Sunday, August 25, 2019

The embarrassment-a-thon continues

            It's a stunning number.

            A new Associated Press-NORC poll finds that 62 percent of Americans disapprove of what Donald Trump is doing, while 36 percent approve.

            Thank of that.

            An imponderable number – a little more than 100 million Americans, one in three of us – thinks this man is not a global embarrassment.

            Assess your surroundings right now. Count to three. Determine what person might be the one-of-three this survey identifies. Then slowly back away.

            Such people are free to believe what they want, but -- my goodness:

            Could they possibly be OK with denying children soap at the border, while entertaining the purchase of Greenland?

            Could they possibly see logic in cancelling a presidential trip to Denmark because its prime minister reacted the way any other head of state would to such ridiculousness?

            Rest assured, the world as a whole does not see Donald Trump as "favorably" as Americans do. He is the most reviled American leader in history. No contest. Check any poll you want.

            Consider his statement that Jews who vote Democratic are showing "great disloyalty," the next day refusing to walk back the intellectual insult he had hocked up.

            Had such words come from any other U.S. public figure this side of Reps. Steve King and Louie Gohmert, they would be the most politically damning and damaging that person ever uttered.

            The utterance came after Trump goaded Israel into putting two U.S. congresswomen on a string regarding an official visit. This from a nation that receives untold aid from our taxpayers.

            Disgraceful.

            And of course, there's Trump's "chosen one" statement about himself. He may be joking, but religious right mullahs like Jerry Falwell Jr. and Franklin Graham – not to mention David Duke of the Klan – are serious about it.
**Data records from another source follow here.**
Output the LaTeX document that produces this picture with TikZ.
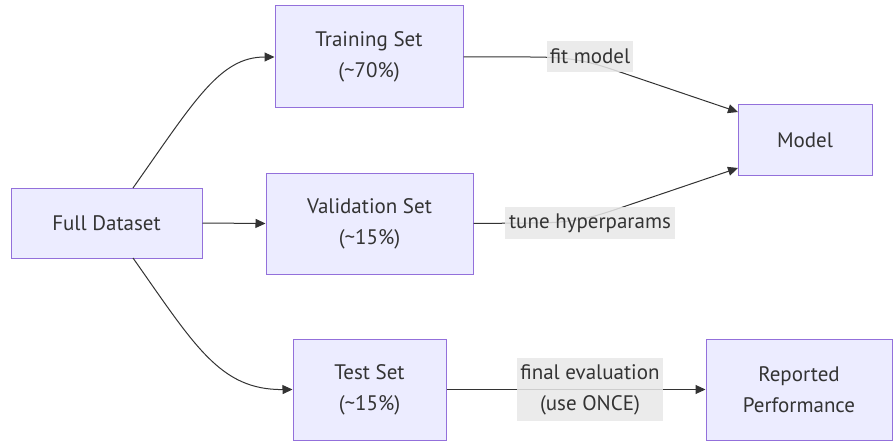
\documentclass[tikz,border=0pt]{standalone}
\usepackage{fontspec}
\setmainfont{PT Sans}
\usetikzlibrary{arrows.meta}
\definecolor{boxfill}{HTML}{ECECFF}
\definecolor{boxdraw}{HTML}{9370DB}
\definecolor{ink}{HTML}{333333}
\definecolor{lblbg}{HTML}{E8E8E8}
\tikzset{
  box/.style={draw=boxdraw, fill=boxfill, line width=1pt, text=ink, align=center,
    inner sep=0pt, font=\fontsize{21}{31}\selectfont},
  lbl/.style={fill=lblbg, fill opacity=0.85, text opacity=1, text=ink, align=center,
    inner sep=0pt, font=\fontsize{21}{31}\selectfont},
  conn/.style={draw=ink, line width=1pt, -{Triangle[length=10pt,width=9pt]}},
  plain/.style={draw=ink, line width=1pt}
}
\begin{document}
\begin{tikzpicture}[x=1pt,y=-1pt]
\useasboundingbox (0,0) rectangle (893,441);
\node[box, minimum width=191pt, minimum height=70pt] (full) at (106.5,223) {Full Dataset};
\node[box, minimum width=188pt, minimum height=102pt] (train) at (369,57) {Training Set\\(\textasciitilde70\%)};
\node[box, minimum width=207pt, minimum height=101pt] (val) at (369.5,223.5) {Validation Set\\(\textasciitilde15\%)};
\node[box, minimum width=153pt, minimum height=101pt] (test) at (369.5,389.5) {Test Set\\(\textasciitilde15\%)};
\node[box, minimum width=134pt, minimum height=70pt] (model) at (805,140) {Model};
\node[box, minimum width=186pt, minimum height=101pt] (rep) at (799,389.5) {Reported\\Performance};

\coordinate (fA) at (133,188);
\coordinate (fB) at (133,258);
\draw[conn] (fA) .. controls (195,100) and (220,57) .. (train.west);
\draw[conn] (full.east) -- (val.west);
\draw[conn] (fB) .. controls (195,346) and (220,390) .. (test.west);

\coordinate (m1) at (738,112);
\coordinate (m2) at (738,168);
\draw[conn] (train.east) -- (530,57) .. controls (575,57) and (590,62) .. (620,72) -- (m1);
\draw[conn] (val.east) -- (530,223) .. controls (575,223) and (590,218) .. (620,208) -- (m2);
\draw[conn] (test.east) -- (rep.west);

\node[lbl, minimum width=86pt, minimum height=31pt] (lfit) at (590,56.5) {fit model};
\node[lbl, minimum width=170pt, minimum height=32pt] (ltune) at (590,223) {tune hyperparams};
\node[lbl, minimum width=146pt, minimum height=63pt] (lfinal) at (590,389.5) {final evaluation\\(use ONCE)};
\end{tikzpicture}
\end{document}
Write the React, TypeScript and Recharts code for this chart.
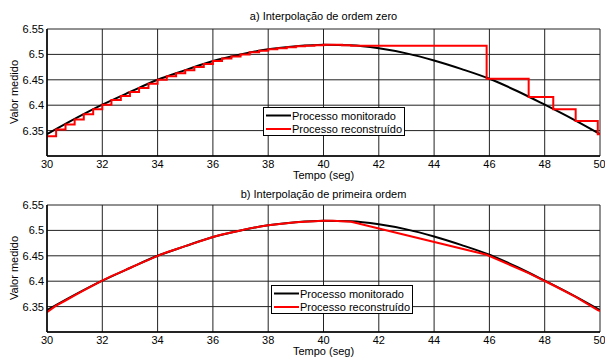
import { LineChart, Line, XAxis, YAxis, CartesianGrid } from "recharts";

const FONT = "'Liberation Sans', Arial, Helvetica, sans-serif";

const curveTimes = [30, 31, 32, 33, 34, 35, 36, 37, 38, 39, 40, 41, 42, 43, 44, 45, 46, 47, 48, 49, 50];
const curveValues = [
  6.343, 6.373, 6.401, 6.426, 6.45, 6.469, 6.487, 6.5, 6.51, 6.516, 6.519,
  6.518, 6.512, 6.502, 6.488, 6.471, 6.452, 6.428, 6.401, 6.373, 6.343,
];

// samples kept for the reconstruction
const sampleTimes = [
  30, 30.33, 30.67, 31, 31.33, 31.67, 32, 32.33, 32.67, 33, 33.33, 33.67, 34, 34.33, 34.67, 35,
  35.33, 35.67, 36, 36.33, 36.67, 37, 37.33, 37.67, 38, 38.33, 38.67, 39, 39.33, 39.67, 40,
  40.33, 40.67, 41, 45.9, 47.42, 48.31, 49.12, 49.92, 50,
];
const sampleValues = [
  6.339, 6.352, 6.362, 6.372, 6.382, 6.392, 6.401, 6.41, 6.418, 6.426, 6.434, 6.442, 6.45, 6.457,
  6.463, 6.469, 6.475, 6.481, 6.487, 6.492, 6.496, 6.5, 6.504, 6.507, 6.51, 6.512, 6.514, 6.516,
  6.517, 6.518, 6.519, 6.519, 6.518, 6.517, 6.452, 6.416, 6.392, 6.369, 6.343, 6.341,
];

const xTicks = [30, 32, 34, 36, 38, 40, 42, 44, 46, 48, 50];
const yTicks = [6.35, 6.4, 6.45, 6.5, 6.55];

const curve = curveTimes.map((t, i) => ({ t, v: curveValues[i] }));
const samples = sampleTimes.map((t, i) => ({ t, v: sampleValues[i] }));

function LegendBox({ left, top }: { left: number; top: number }) {
  return (
    <svg width={143} height={30} style={{ position: "absolute", left, top, display: "block" }}>
      <rect x={0.5} y={0.5} width={141} height={28} fill="#fff" stroke="#000" />
      <line x1={3} x2={28} y1={8.5} y2={8.5} stroke="#000" strokeWidth={2} />
      <line x1={3} x2={28} y1={22} y2={22} stroke="#ff0000" strokeWidth={2} />
      <text x={29} y={12.5} fontSize={11} fill="#000" fontFamily={FONT}>Processo monitorado</text>
      <text x={29} y={26} fontSize={11} fill="#000" fontFamily={FONT}>Processo reconstruído</text>
    </svg>
  );
}

interface PanelProps {
  top: number;
  title: string;
  titleY: number;
  xLabelY: number;
  redType: "stepAfter" | "linear";
  legendLeft: number;
  legendTop: number;
}

function Panel({ top, title, titleY, xLabelY, redType, legendLeft, legendTop }: PanelProps) {
  return (
    <div style={{ position: "absolute", left: 0, top, width: 605, height: 182 }}>
      <div
        style={{
          position: "absolute", left: 47, width: 553, top: titleY - 7, textAlign: "center",
          fontSize: 11, lineHeight: "14px", color: "#000",
        }}
      >
        {title}
      </div>
      <div
        style={{
          position: "absolute", left: 47, width: 553, top: xLabelY - 7, textAlign: "center",
          fontSize: 11, lineHeight: "14px", color: "#000", zIndex: 2,
        }}
      >
        Tempo (seg)
      </div>
      <div
        style={{
          position: "absolute", left: 14 - 50, top: 92 - 7, width: 100, textAlign: "center",
          fontSize: 11, lineHeight: "14px", color: "#000", transform: "rotate(-90deg)",
        }}
      >
        Valor medido
      </div>
      <LineChart width={605} height={180} margin={{ top: 29, right: 5, bottom: 4, left: 7 }}>
        <CartesianGrid stroke="#222" strokeWidth={1} />
        <XAxis
          dataKey="t"
          type="number"
          domain={[30, 50]}
          ticks={xTicks}
          allowDataOverflow
          height={20}
          tickSize={0}
          tickMargin={4}
          tick={{ fontSize: 11, fill: "#000" }}
          axisLine={{ stroke: "#000", strokeWidth: 1.5 }}
        />
        <XAxis
          xAxisId="top"
          orientation="top"
          type="number"
          domain={[30, 50]}
          height={0}
          tick={false}
          tickLine={false}
          axisLine={{ stroke: "#000", strokeWidth: 1.5 }}
        />
        <YAxis
          type="number"
          domain={[6.3, 6.55]}
          ticks={yTicks}
          allowDataOverflow
          width={40}
          tickSize={0}
          tickMargin={3}
          tick={{ fontSize: 11, fill: "#000" }}
          axisLine={{ stroke: "#000", strokeWidth: 1.5 }}
        />
        <YAxis
          yAxisId="right"
          orientation="right"
          type="number"
          domain={[6.3, 6.55]}
          width={0}
          tick={false}
          tickLine={false}
          axisLine={{ stroke: "#000", strokeWidth: 1.5 }}
        />
        <Line
          data={curve}
          dataKey="v"
          type="monotone"
          stroke="#000"
          strokeWidth={2}
          dot={false}
          isAnimationActive={false}
        />
        <Line
          data={samples}
          dataKey="v"
          type={redType}
          stroke="#ff0000"
          strokeWidth={2}
          dot={false}
          isAnimationActive={false}
        />
      </LineChart>
      <LegendBox left={legendLeft} top={legendTop} />
    </div>
  );
}

export default function App() {
  return (
    <div
      style={{
        position: "absolute", left: 0, top: 0, width: 605, height: 358,
        background: "#fff", fontFamily: FONT, overflow: "hidden",
      }}
    >
      <Panel top={0} title="a) Interpolação de ordem zero" titleY={16} xLabelY={175} redType="stepAfter" legendLeft={263} legendTop={107} />
      <Panel top={176} title="b) Interpolação de primeira ordem" titleY={18} xLabelY={175} redType="linear" legendLeft={271} legendTop={109} />
    </div>
  );
}
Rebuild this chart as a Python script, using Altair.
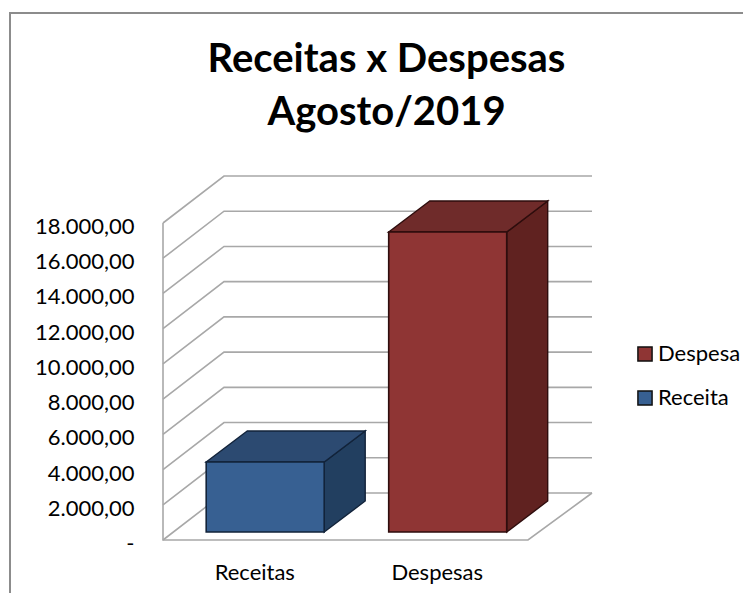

            Now the Chosen One says he orders American businesses not to do business with China. We can assume Ivanka will not get the memo.

            Away from the tweeting and the flapping of lips that are sorely in need of a restraint device, Trump consistently shows that he doesn't know what he says about matters that matter, like guns:

            He has crossed the gun-sanity Rubicon over and over since the horrors of El Paso and Dayton, intimating he supports heightened background checks and then backing off after one ringy-dingy from the National Rifle Association.

            With the economy looking as green around the gills as his own presidency, he doesn't want to show he knows it. He said he wasn't considering an election-year payroll tax cut before saying he was in fact considering pushing for it.

            Let's hope it doesn't happen. Trump has always shot his wad in the tax-cut arena. The result is an increasingly stagnant economy and projections of a deficit that next year will exceed $1 trillion.

            Yes, $1 trillion of a deficit that was actually declining in President Obama's second term, with a ravaged economy on the mend.

            Do you imagine that frantically anti-debt tea party fundamentalists remain tightly packed in that one-third of Americans who remain in lust with Trump?

            You can bet your yellow beehive "Don't Tread on Me" bumper sticker they are.

            Now let us consider the plight of the Republicans, who polls show are still enamored with this man who has put a clown's nose on our nation's image.

            The president blithely has predicted a "Jexodus" -- Jews fleeing the Democratic Party. That's more pink elephant fodder from him, particularly after the damage from his "disloyal" comments.

            Indeed, the latter language harks, for many of the Jewish faith, to the rhetoric that led to pogroms, concentration camps and, in the age of Trump, lit tiki torches.

            The actual, certifiable exodus is from Republican moderates in Congress and Trump voters in the swing states that made him king -- or at least so he thought.